How to Stop the Blame Game #1

I recently had a mentor ask me how to stop a couple from blaming each other. I asked her to explain to me what was happening.

Jim and Jane (not their real names) were stuck. They were stuck in a constant blame – defend cycle. Both of them would point the finger at each other and rattle off all the things their partner was doing wrong. The arguments would escalate and neither of them was happy.

This is a very common cycle.

For the mentor, it’s difficult to know how to deal with it. As mentors, what can we do?

First, know that this is very normal. This goes back to Adam and Eve and the very first sin. Adam blamed Eve and God. Eve blamed the serpent.

Our normal reaction is to protect ourselves by moving the fault to someone else. I’m not saying this is healthy, just that it’s typical.

It gets more complex in relationships when there is usually some fault on both sides. We tend to defend our own actions and blame someone or something else. I say this to couples because I don’t want them to feel that they have to hide their poor communication habits. They certainly don’t need to be judged for their poor behaviors.

It’s easy for mentors to tell the couple that this is poor behavior instead of helping them to see it for themselves. Telling them not to blame one another probably won’t go over well. They need something more.

Help the Couple Recognize the Pattern

Most couples know that they aren’t communicating well. They just don’t know what to do about it.

I like to focus on the process of the interaction, not the specific problem. I usually call this out to the couple. For example, if the problem is that one of the spouses is working late, I focus on how they talk about it. At this point, I’m not trying to solve for working late.

Here’s how this could go:

Mentor: “I know that you argue about Jim’s work schedule. I’d like to understand how you talk about this, rather than trying to solve the problem.”

Susan: “Jim is always at work. He doesn’t care about me at all. Even when I ask him to come home on time, he just ignores me.”

Jim: “When I do come home, you just nag me all the time. It’s really your fault. If you were nicer to me, then I’d want to be around you.”

Mentor: “It sounds like you’re both very frustrated about this.”

Susan: “Yes, I think that’s putting it lightly.”

Jim: “I agree.”

Mentor: “So, I’m seeing a pattern here. Susan, you complain that Jim isn’t at home and you criticize him for it. Jim, you react by counter criticizing. Is that right?”

Jim and Susan: “Yes, that’s what we do.”

Mentor: “Then what happens?”

Jim: “I get tired of hearing about it and I leave the room.”

Susan: “That just demonstrates that he doesn’t care for me.”

Mentor: “So you both criticize each other, eventually Jim leaves the room and Susan feels uncared for.”

Jim and Susan: Both nod


So, what’s happened?

You’ve identified the pattern and they both agree to it. I know that, in the real world, it may not happen this quickly, but this is an example of how to identify the pattern.

The couple may still be blaming each other, but you’ve redirected their focus from blame to understanding their pattern of conflict.
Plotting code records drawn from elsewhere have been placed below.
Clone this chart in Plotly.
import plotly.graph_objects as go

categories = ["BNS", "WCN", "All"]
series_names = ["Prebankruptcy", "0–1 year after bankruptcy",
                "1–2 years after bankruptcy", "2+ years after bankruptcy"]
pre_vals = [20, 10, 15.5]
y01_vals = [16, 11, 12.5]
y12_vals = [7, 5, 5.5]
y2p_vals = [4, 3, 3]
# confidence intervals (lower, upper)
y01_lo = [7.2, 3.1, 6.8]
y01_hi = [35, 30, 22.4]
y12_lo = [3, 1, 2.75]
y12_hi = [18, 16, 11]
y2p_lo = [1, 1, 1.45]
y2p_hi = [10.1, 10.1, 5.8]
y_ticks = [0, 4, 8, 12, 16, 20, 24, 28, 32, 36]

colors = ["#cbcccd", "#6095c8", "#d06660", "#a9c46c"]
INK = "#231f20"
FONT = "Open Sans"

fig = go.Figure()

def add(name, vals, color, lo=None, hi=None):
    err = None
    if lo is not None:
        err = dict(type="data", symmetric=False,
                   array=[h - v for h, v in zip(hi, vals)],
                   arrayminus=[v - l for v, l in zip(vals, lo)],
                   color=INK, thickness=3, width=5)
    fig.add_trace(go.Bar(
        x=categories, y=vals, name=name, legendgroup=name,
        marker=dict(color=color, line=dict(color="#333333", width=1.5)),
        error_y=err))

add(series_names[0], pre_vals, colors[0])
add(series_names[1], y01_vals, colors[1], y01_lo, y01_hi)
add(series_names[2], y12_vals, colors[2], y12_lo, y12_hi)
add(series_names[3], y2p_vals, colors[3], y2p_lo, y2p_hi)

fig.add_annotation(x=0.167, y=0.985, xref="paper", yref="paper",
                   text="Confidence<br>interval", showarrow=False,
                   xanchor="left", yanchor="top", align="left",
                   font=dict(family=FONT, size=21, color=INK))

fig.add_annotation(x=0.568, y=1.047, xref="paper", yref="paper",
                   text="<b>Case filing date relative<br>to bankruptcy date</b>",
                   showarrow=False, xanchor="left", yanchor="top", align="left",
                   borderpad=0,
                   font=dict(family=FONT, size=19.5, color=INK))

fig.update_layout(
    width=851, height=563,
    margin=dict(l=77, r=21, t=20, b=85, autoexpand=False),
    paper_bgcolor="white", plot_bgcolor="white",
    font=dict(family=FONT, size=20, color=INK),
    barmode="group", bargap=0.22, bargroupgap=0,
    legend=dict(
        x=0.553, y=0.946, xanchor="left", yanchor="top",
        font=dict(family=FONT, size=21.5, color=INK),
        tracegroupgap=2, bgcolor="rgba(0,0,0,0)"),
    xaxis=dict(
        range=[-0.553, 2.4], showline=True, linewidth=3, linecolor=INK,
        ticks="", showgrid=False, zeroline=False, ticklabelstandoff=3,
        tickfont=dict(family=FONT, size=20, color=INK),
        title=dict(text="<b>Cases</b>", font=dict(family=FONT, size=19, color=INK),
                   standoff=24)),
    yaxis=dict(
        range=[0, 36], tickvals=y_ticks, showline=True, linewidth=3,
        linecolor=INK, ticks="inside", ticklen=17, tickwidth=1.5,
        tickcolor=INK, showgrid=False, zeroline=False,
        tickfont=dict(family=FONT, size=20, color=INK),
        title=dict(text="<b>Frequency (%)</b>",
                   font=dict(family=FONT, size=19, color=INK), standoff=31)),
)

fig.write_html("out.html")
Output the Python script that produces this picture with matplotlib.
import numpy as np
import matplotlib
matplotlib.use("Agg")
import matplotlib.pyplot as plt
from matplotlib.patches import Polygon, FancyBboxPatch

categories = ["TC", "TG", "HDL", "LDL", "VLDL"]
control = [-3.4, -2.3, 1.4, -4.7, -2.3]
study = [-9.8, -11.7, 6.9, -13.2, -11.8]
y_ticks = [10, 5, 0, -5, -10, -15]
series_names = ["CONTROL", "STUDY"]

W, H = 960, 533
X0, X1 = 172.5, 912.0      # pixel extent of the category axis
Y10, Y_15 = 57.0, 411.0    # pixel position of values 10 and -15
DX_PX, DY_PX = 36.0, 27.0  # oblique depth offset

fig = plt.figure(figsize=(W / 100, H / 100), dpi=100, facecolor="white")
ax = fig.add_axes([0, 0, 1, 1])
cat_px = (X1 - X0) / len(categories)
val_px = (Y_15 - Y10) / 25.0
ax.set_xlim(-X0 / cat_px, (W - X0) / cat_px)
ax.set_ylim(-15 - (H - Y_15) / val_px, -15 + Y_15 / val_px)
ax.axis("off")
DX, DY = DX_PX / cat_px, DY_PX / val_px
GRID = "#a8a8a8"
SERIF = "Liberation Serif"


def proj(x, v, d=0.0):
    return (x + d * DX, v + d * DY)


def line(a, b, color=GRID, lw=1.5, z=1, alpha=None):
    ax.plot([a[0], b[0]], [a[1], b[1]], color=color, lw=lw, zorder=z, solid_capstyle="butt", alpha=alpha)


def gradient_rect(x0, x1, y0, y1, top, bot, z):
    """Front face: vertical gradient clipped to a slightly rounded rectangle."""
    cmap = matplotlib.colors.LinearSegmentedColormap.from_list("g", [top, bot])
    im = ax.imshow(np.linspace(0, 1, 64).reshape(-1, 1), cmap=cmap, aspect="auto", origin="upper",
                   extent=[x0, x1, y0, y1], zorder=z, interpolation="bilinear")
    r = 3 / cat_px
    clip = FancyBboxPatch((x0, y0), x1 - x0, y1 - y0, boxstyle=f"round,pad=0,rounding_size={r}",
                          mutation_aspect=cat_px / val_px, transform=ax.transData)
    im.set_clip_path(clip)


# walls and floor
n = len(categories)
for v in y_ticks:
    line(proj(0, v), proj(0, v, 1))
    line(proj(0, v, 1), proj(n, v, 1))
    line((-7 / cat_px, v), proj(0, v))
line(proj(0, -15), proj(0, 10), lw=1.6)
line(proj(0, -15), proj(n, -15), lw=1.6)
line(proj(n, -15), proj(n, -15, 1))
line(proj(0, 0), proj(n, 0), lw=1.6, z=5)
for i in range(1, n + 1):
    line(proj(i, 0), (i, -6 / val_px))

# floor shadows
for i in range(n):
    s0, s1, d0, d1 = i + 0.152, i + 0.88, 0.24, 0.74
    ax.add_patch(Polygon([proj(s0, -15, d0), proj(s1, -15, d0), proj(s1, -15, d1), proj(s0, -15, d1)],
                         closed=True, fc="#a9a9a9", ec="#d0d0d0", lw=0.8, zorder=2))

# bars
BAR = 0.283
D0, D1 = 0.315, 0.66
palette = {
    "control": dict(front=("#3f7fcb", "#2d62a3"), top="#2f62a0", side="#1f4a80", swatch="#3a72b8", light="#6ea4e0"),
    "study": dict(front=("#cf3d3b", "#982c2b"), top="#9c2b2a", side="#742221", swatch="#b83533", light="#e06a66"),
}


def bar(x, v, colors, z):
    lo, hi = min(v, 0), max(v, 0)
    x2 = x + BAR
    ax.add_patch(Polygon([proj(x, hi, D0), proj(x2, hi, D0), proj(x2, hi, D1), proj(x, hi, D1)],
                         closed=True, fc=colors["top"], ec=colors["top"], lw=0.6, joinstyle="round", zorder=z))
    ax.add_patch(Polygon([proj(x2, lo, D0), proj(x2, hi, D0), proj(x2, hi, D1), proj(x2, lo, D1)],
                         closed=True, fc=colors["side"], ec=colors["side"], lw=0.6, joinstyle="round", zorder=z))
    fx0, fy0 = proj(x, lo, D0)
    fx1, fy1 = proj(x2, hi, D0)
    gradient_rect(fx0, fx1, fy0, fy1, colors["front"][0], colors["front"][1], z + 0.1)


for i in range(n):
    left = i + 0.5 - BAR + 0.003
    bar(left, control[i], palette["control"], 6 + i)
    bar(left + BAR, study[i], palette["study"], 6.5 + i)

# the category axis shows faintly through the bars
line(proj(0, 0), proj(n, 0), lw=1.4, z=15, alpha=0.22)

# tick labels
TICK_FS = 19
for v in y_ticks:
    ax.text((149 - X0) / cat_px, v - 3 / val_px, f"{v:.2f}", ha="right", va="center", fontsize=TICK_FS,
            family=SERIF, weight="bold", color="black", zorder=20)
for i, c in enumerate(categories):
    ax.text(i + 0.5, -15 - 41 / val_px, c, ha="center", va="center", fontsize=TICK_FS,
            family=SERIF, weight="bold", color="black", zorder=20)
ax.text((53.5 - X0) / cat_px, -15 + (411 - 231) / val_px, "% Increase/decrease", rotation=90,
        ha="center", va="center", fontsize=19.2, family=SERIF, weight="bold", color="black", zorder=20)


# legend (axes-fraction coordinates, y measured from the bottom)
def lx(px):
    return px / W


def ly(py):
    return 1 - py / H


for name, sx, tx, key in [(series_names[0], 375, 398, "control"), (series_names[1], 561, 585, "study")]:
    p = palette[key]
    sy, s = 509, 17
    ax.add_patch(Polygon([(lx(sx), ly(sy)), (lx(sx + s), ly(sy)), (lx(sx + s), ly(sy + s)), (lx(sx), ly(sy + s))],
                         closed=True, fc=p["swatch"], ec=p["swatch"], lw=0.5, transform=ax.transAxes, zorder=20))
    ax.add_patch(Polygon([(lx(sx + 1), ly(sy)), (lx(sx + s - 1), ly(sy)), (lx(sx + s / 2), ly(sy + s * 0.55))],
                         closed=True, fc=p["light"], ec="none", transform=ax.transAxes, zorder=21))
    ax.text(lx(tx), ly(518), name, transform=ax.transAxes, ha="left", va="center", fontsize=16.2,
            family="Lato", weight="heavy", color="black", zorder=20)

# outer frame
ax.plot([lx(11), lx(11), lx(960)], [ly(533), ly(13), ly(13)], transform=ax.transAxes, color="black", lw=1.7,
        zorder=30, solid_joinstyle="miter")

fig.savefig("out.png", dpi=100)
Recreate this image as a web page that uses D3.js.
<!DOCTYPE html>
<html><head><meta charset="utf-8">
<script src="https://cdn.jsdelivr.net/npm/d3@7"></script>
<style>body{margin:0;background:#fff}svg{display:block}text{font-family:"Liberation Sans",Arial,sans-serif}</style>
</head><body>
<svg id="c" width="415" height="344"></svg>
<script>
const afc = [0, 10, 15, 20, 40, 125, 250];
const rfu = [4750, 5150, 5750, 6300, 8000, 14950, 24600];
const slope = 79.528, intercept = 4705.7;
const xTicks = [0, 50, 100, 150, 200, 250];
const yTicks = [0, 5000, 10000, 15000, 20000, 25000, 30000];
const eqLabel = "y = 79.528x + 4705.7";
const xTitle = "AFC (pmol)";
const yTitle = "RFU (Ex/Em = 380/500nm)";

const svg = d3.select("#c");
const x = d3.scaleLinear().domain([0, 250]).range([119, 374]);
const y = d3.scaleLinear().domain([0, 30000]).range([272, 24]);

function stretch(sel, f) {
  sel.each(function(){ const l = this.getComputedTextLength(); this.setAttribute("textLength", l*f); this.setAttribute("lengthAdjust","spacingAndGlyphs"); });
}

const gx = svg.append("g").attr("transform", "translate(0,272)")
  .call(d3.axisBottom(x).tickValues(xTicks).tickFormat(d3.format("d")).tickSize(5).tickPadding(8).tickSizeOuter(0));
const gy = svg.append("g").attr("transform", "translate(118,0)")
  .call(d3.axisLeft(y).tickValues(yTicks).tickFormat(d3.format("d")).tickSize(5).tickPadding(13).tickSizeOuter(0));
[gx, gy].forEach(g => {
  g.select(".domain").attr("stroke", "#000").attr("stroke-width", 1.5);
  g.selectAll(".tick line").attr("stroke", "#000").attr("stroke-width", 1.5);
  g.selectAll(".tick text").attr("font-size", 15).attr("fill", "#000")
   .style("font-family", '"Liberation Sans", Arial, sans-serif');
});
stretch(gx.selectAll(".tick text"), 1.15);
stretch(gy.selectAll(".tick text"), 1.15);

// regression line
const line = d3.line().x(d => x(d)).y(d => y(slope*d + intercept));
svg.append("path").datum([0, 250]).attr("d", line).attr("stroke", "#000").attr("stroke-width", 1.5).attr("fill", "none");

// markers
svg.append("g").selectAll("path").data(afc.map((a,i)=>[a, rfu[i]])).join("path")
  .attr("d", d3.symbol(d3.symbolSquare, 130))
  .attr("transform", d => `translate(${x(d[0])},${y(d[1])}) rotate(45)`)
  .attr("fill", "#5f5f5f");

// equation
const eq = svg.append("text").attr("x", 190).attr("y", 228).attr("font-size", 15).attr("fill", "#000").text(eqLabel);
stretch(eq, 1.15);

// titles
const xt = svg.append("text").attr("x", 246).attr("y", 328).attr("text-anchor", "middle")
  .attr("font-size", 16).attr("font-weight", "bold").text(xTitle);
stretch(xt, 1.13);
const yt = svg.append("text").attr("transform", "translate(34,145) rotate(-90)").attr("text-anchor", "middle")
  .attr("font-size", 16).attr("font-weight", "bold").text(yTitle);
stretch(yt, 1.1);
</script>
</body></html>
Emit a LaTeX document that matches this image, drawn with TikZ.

Tips for Marriage Mentors:

  • Validate the hurt – Couples blame each other because they are hurt. Validate their hurt. You don’t have to agree with them, but the hurt is real.
  • Pick a disagreement that isn’t current – Sometimes a current disagreement will be very emotional. Ask them about something that happened in the past where they won’t have as many emotional triggers.
  • Reframe the conversation – Focus on the pattern of blame and criticism. People can get very entrenched in their view of what’s right. Help them to shift the focus to their patterns.